LLMs are advanced natural language processing models that use deep learning techniques to understand and generate human language. LLMs can include a range of architectures and approaches, such as recurrent neural networks (RNNs), transformers, or rule-based systems. Generative Pre-trained Transformer (GPT) is a popular and influential example of an LLM that is based on transformer architecture, which is a deep neural network architecture designed to handle sequential data efficiently. Transformers use self-attention mechanisms to process input sequences and learn contextual relationships between words, enabling them to generate coherent and contextually relevant language.
A foundation model is an LLM that has been trained on a large dataset for a specific task before it is fine-tuned or adapted for a more specialized task. These models are typically trained on vast amounts of general data to learn basic features, patterns, and context within the data. Foundation models are crucial because they provide a starting point that already understands a broad range of concepts and language patterns.
Some popular examples of community-shared LLMs include Llama 2, BLOOM, Falcon, and MPT. NVIDIA also offers several pretrained models with the NeMo Framework.
In this design, we primarily focus on Llama 2. Llama 2, jointly developed by Meta and Microsoft, is freely available for research and commercial use. It offers a collection of pretrained models for generative text and fine-tuned models optimized for chat use cases. The Llama 2 models are trained on an extensive 2 trillion tokens dataset, featuring double the context length of Llama 1. Moreover, Llama 2-chat models have been further enriched by over 1 million new human annotations. These models are built on an optimized transformer architecture and come in various parameter sizes. On-premises deployments using open-source large language models such as Llama 2 offer customers better value over time with predictable costs and complete control over their data, reducing risk to security and IP leakage and ensuring compliance with regulations.
See Meta’s Responsible Use Guide and Community License Agreement for using Llama in your enterprise deployment.
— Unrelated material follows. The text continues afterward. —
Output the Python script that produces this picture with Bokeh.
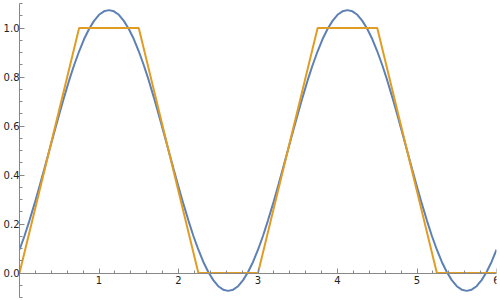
from bokeh.plotting import figure
from bokeh.models import FixedTicker, PrintfTickFormatter, Range1d
from bokeh.embed import file_html
from bokeh.resources import INLINE

# Trapezoid wave (orange)
trap_x = [0, 0.75, 1.5, 2.25, 3, 3.75, 4.5, 5.25, 6]
trap_y = [0, 1, 1, 0, 0, 1, 1, 0, 0]

# Smooth approximation (blue)
wave_x = [0, 0.0625, 0.125, 0.1875, 0.25, 0.3125, 0.375, 0.4375, 0.5, 0.5625,
          0.625, 0.6875, 0.75, 0.8125, 0.875, 0.9375, 1.0, 1.0625, 1.125, 1.1875,
          1.25, 1.3125, 1.375, 1.4375, 1.5, 1.5625, 1.625, 1.6875, 1.75, 1.8125,
          1.875, 1.9375, 2.0, 2.0625, 2.125, 2.1875, 2.25, 2.3125, 2.375, 2.4375,
          2.5, 2.5625, 2.625, 2.6875, 2.75, 2.8125, 2.875, 2.9375, 3.0, 3.0625,
          3.125, 3.1875, 3.25, 3.3125, 3.375, 3.4375, 3.5, 3.5625, 3.625, 3.6875,
          3.75, 3.8125, 3.875, 3.9375, 4.0, 4.0625, 4.125, 4.1875, 4.25, 4.3125,
          4.375, 4.4375, 4.5, 4.5625, 4.625, 4.6875, 4.75, 4.8125, 4.875, 4.9375,
          5.0, 5.0625, 5.125, 5.1875, 5.25, 5.3125, 5.375, 5.4375, 5.5, 5.5625,
          5.625, 5.6875, 5.75, 5.8125, 5.875, 5.9375, 6.0]
wave_y = [0.095, 0.151, 0.214, 0.281, 0.352, 0.425, 0.500, 0.575, 0.648, 0.719,
          0.787, 0.849, 0.905, 0.955, 0.996, 1.029, 1.054, 1.068, 1.073, 1.068,
          1.054, 1.029, 0.996, 0.955, 0.905, 0.849, 0.787, 0.719, 0.648, 0.575,
          0.500, 0.425, 0.352, 0.281, 0.214, 0.151, 0.095, 0.045, 0.004, -0.029,
          -0.054, -0.068, -0.073, -0.068, -0.054, -0.029, 0.004, 0.045,
          0.095, 0.151, 0.214, 0.281, 0.352, 0.425, 0.500, 0.575, 0.648, 0.719,
          0.787, 0.849, 0.905, 0.955, 0.996, 1.029, 1.054, 1.068, 1.073, 1.068,
          1.054, 1.029, 0.996, 0.955, 0.905, 0.849, 0.787, 0.719, 0.648, 0.575,
          0.500, 0.425, 0.352, 0.281, 0.214, 0.151, 0.095, 0.045, 0.004, -0.029,
          -0.054, -0.068, -0.073, -0.068, -0.054, -0.029, 0.004, 0.045, 0.095]

x_ticks = [1, 2, 3, 4, 5, 6]
x_minor = [0.2, 0.4, 0.6, 0.8, 1.2, 1.4, 1.6, 1.8, 2.2, 2.4, 2.6, 2.8,
           3.2, 3.4, 3.6, 3.8, 4.2, 4.4, 4.6, 4.8, 5.2, 5.4, 5.6, 5.8]
y_ticks = [0.0, 0.2, 0.4, 0.6, 0.8, 1.0]
y_minor = [-0.1, -0.05, 0.05, 0.1, 0.15, 0.25, 0.3, 0.35, 0.45, 0.5, 0.55,
           0.65, 0.7, 0.75, 0.85, 0.9, 0.95, 1.05, 1.1]

p = figure(width=500, height=300, output_backend="svg", toolbar_location=None,
           x_range=Range1d(0, 6), y_range=Range1d(-0.1, 1.1),
           min_border_left=19, min_border_right=4, min_border_top=3,
           min_border_bottom=3)
p.outline_line_color = None
p.grid.visible = False
p.background_fill_color = "white"
p.border_fill_color = "white"

p.line(wave_x, wave_y, line_color="#5E81B5", line_width=2)
p.line(trap_x, trap_y, line_color="#E19C24", line_width=2)

for ax, ticks, minor in ((p.xaxis[0], x_ticks, x_minor), (p.yaxis[0], y_ticks, y_minor)):
    ax.ticker = FixedTicker(ticks=ticks, minor_ticks=minor)
    ax.axis_line_color = "#888888"
    ax.major_tick_line_color = "#888888"
    ax.minor_tick_line_color = "#888888"
    ax.major_tick_in = 5
    ax.major_tick_out = 0
    ax.minor_tick_in = 3
    ax.minor_tick_out = 0
    ax.major_label_text_font = "DejaVu Sans"
    ax.major_label_text_font_size = "10px"
    ax.major_label_text_color = "#222222"

p.xaxis[0].fixed_location = 0
p.xaxis[0].major_label_standoff = 3
p.yaxis[0].major_label_standoff = 0
p.yaxis[0].formatter = PrintfTickFormatter(format="%.1f")

open("out.html", "w").write(file_html(p, INLINE))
The Llama 2 model comes in three sizes: 7B, 13B and 70B parameters. The following table provides details that can guide you in selecting the right model for your use case:
Table 1. Example use cases for Llama models
Foundation model | Strengths and use cases |
Llama 2 7B | Fastest model for simple language tasks like text classification and spelling correction. For example, in the enterprise setting, text classification can be used to categorize and route customer queries appropriately. |
Llama 2 13B | More accurate and verbose responses compared to Llama 2 7B, especially for tasks that require generating long output sequences. It can be helpful for developing chatbots, writing blog posts, articles, and summarization. |
Llama 2 70B | The most capable model for more complex generative tasks in an enterprise such as creative writing with engaging content for company-specific advertisements or promotional material. Another example is training and knowledge-sharing, helping to create comprehensive and accurate responses to common questions, contributing to the development of knowledge bases and FAQs. |
Parameters in LLMs refer to the learnable components or weights of the neural network that make up the model. These parameters determine how the model processes input data and makes predictions or generates output. Typically, GPTs have millions (M) to billions (B) of parameters. These parameters are learned during the training process, in which the model is exposed to vast amounts of data and adjusts its parameters during gradient descent. Assuming the model architecture and training data are comparable, generally the higher the parameters in the model, the greater the accuracy and capability of the models. Although a smaller model that is trained to be specific to a particular outcome might be more accurate, especially with more training data as input. Models with higher parameters also require more compute resources, especially GPU resources. Therefore, a balance must be considered when choosing a model.